How one man turned his life around after losing everything

Suleiman Turay ©BBC

Suleiman Turay ©BBC

I read a great story on the BBC website the other day and thought I’d share it with you.

It’s about 31-year-old Suleiman Turay, a man who survived the horrors of the Sierra Leone civil war in the 1990s, during which he witnessed the deaths of his brother, father and cousin. He was held captive during the conflict in a house by soldiers and only managed to escape after distracting them and running for his life.

After seeing his father brutally beaten to death he tried to start a new life with the money that was left to him but this soon disappeared on his father’s debts and Suleiman was left with nothing.

He set out for the capital, Freetown, with little more than a dollar in his pocket, and found work as an apprentice mechanic in a garage but in Sierra Leone apprentices have to give money to their employers, not the other way around, so Suleiman lived hand-to-mouth for eight years until he got a big break.

One day a man brought in a car that had been in a terrible crash. The mechanics took one look at the car and said there would be no way to fix it but Suleiman examined it and told the owner he would have a go.

He managed to bring the car back to life and the owner was so impressed that he brought in two minivans for Suleiman to fix up. After doing yet another good job he managed to get work as a driver, earning $10 (£6.50) a month. Being a driver who could also fix cars, he found his services were becoming more and more in demand and this eventually led on to his next job – working as a driver for the UN, which paid him over $100 a month.

He has since started work for the Africa Governance Initiative (AGI) where a member of staff lent him $300 to buy his own car. He used it to start his own car hire and driving business and then made enough money to buy two more cars.

After living on virtually nothing for years, Suleiman’s hard work and persistence finally paid off and he now has enough money to build his own house on the outskirts of Freetown for his wife and two children, whom he hopes will have a far better education than he did: “I am illiterate and so is my wife,” says Suleiman. “My desperate desire is to educate them.
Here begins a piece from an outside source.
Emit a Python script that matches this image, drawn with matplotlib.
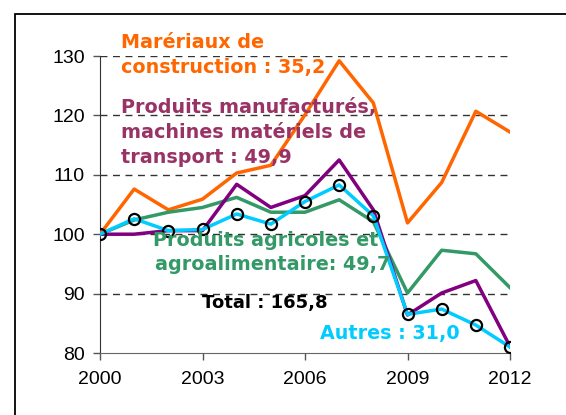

And I want so much for my children to not experience a life like mine.” Suleiman and his wife are both victims of the decade long civil war which robbed their generation of an education.

Since the end of the war in 2002 the country has bounced back and last year the economy grew by 21%. The capital is currently experiencing a building boom, and with some beautiful beaches lining the coastline they could well be a popular tourist destination in the years to come.